De regreso, Mariana viva, y en un salto del tiempo,
Martín ahorcado con su propia correa. La casa incendiada por manos de Edmundo:
“—Dime, ¿cómo hiciste para deshacerte del cadáver de Martín? ¿Dónde lo
enterraste? ¿Cómo fue que lo acribillaste a traición? Pues no habrías tenido el
coraje suficiente para enfrentarlo cara a cara. Si hubieras visto sus ojos
dulces brillando como llamas verdes, ahí mismo te habrías desmoronado” (p.
217).
Un rato después, desde el Puente de los Suspiros cae
el cuerpo vaporoso de Mariana. Edmundo Bracamonte cierra el manuscrito: “temo
al vértigo y a la memoria.
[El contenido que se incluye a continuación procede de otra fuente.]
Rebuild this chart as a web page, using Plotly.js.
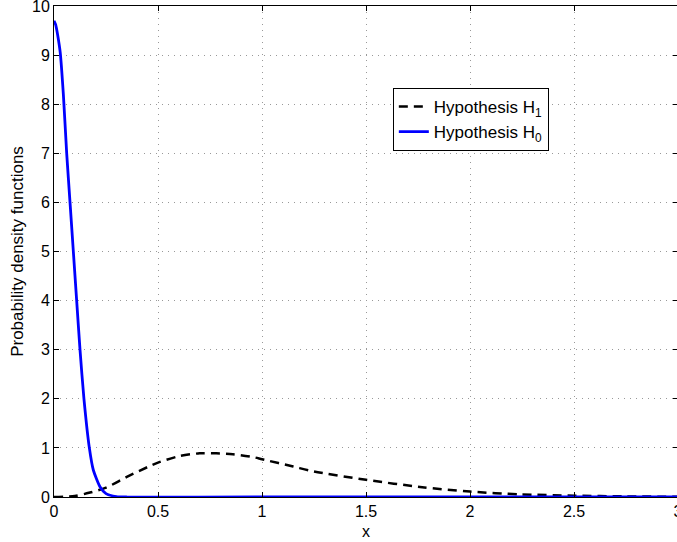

Me sacudo aquel lastre pegado a mis hombros como un
piojo y lo arrojo al vacío. Adiós, paloma. Vuela, palomita linda, aprende a
volar” (p. 223).
¿De dónde emergieron estos personajes? ¿cómo
cobraron vida? Un manuscrito extraído del abandono impulsa a Bracamonte a
someterse a los designios de la realidad y la imaginación. Con la “muerte” de
una de las Mariana, el escritor no sabe cuál de las dos aún forma parte de su
abismo. ¿Quiénes son Edmundo, Mariana o Martín? ¿La personificación de una neurosis? Muy a lo lejos, donde
no queda sitio para el mareo, los personajes miran hacia el fondo de ellos
mismos. Ednodio Quintero se ha quitado un peso de encima. ¿O será que otro
relato espera a la vuelta del olvido?